A 4 foot 3 inch woman, with curly white hair that stood in the threshold between the living room and kitchen: “You son-of-a-bitch.” She grabbed a Grant County Harold Independent, rolled it and smacked my dad several times in the arm. There stood a woman the clearly fit the description my father always gave her: the little Chihuahua nipping at anyone within reach. “Thirteen- hundred miles and ya can’t wait ‘til you get to your ma’s to use the bathroom!”

“Sorry Grandma,” he said, looking at the floor. My dad, a six foot four easily 200 pound man stood powerless, at the mercy of this four foot three maybe 100 pound woman. But aren’t we all powerless against our grandmothers? “I had to stop to say hi.”

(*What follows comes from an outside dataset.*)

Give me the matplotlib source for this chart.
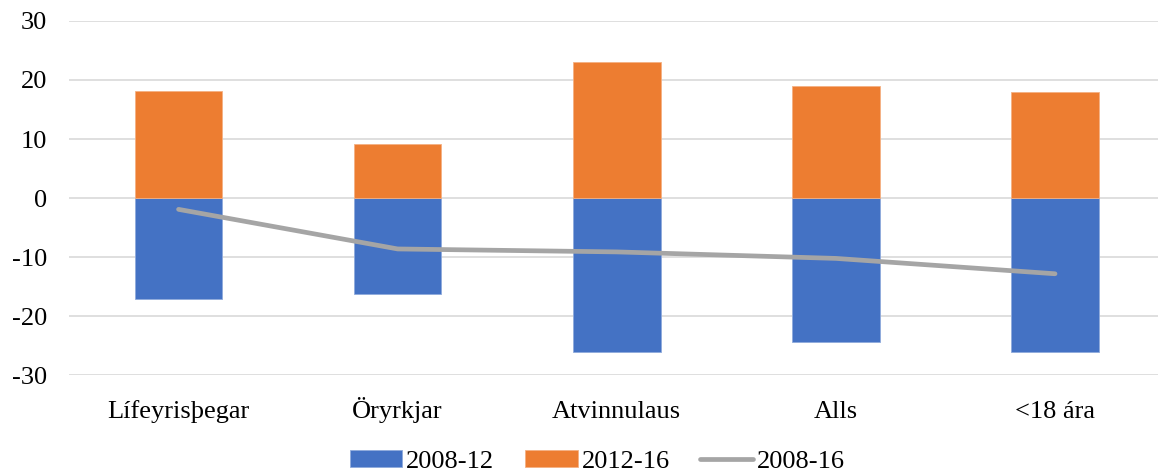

“Well fine then, but you’re taking me out for pizza then,” Gran Cooley wasn’t supposed to eat pizza because of her cholesterol levels, my dad reminded her of this fact. He knew Gran was trying to trick him into taking her to Happy Joes, a small pizza chain in South Western Wisconsin. “You son-of-a-bitch, I’m 74 years old if I want a piece of pizza I’ll have a piece of pizza!”

 

As I sat in the church that day, eleven years later between Becky and Angie, who I met for the first time that day I went to Great-Grandma’s for the first time. I felt amazingly jealous. I had spent a total of six months with my Great-Grandma. Six months of my twenty-two years, and they had their whole lives, memories that I’ll never have, I’ll only have second hand stories. As much as I loved my Great-Grandma, and loved the few stories I have of her in my life, I selfishly want so many more. Angie, Becky and Aaron remember riding her chained up cement deer. All I have pepperoni pizza and the look of surprise across an old woman’s face the day we showed up at her house that day, but that’s two things more than most people my age can say they have from their great-grandparents. Even as we laid her in the ground that cold November afternoon — as sad and heart breaking as it was — I could tell we all felt extremely lucky to have known her, and have a Grandma that lived to see her oldest of her forty-three grandchildren turn forty-five.